Association of Dental Caries and Oral Health Impact Profile in 12-Year-Old School Children: A Cross-Sectional Study ZC12-ZC15
Dr. Vineetha Karuveettil,
Department of Public Health Dentistry, Amrita School of Dentistry, AIMS, Ponekkara, Kochi 682041, Ernakulam, Kerala, India.
E-mail: kvineetha firstname.lastname@example.org
Introduction: The healthcare today is undergoing a paradigm shift from biomedical to biopsychosocial approaches. This holds true for dentistry as well, as the ultimate goal of oral health does not mean the mere absence of disease, rather the patients mental and social well-being. Oral health status in children is traditionally assessed by oral examination. But with the emergence of psychosocial factors affecting oral health and vice-versa, it is necessary to assess the subjective component of oral health in order to get a complete picture. Oral health related quality of life questionnaire can be used as a tool for the assessment of the impact of oral health on various dimensions of subjective well-being.

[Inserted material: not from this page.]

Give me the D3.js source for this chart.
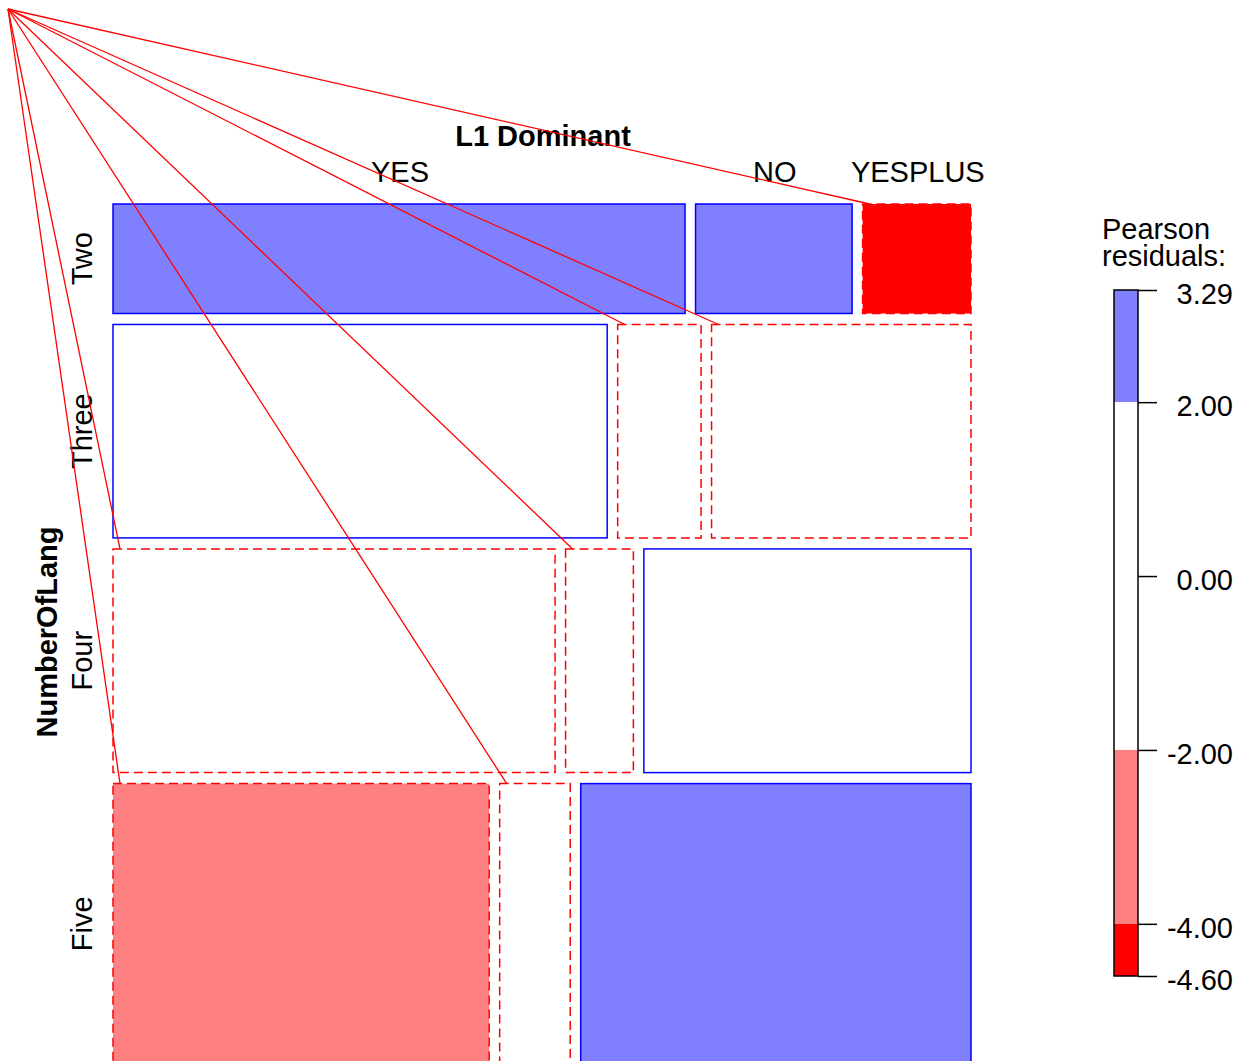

Aim: To determine the association between dental caries and oral health impact profile among 12-year-old school children in Ernakulam.
Materials and Methods: A cross-sectional study was conducted in 2017 on a representative sample of 281 school children aged 12 years from Ernakulam district. The data regarding caries experience were collected through oral examination using DMFT and deft indices. Oral health related quality of life was evaluated using a self-administered Child Oral Health Impact Profile questionnaire (COHIP). Descriptive statistics were computed for continuous data, whereas for categorical data, the respective frequencies were taken. Pearson’s correlation was used to test the correlation between each domain of questionnaire and decay (D) component of DMFT.
Results: The mean COHIP score obtained for this population was 101.58±15.66. The prevalence of dental caries in this population was found to be 71.5%. The mean DMFT and deft scores did not have any significant correlation with the domains of the COHIP questionnaire. The association between the domain school environment and decay component (D) of DMFT was found to be significant (p-value – 0.024).
Conclusion: The results are conclusive that dental caries has a negative impact on the oral health related quality of life, thereby leading to loss of school hours and adversely affecting the student’s academic performance.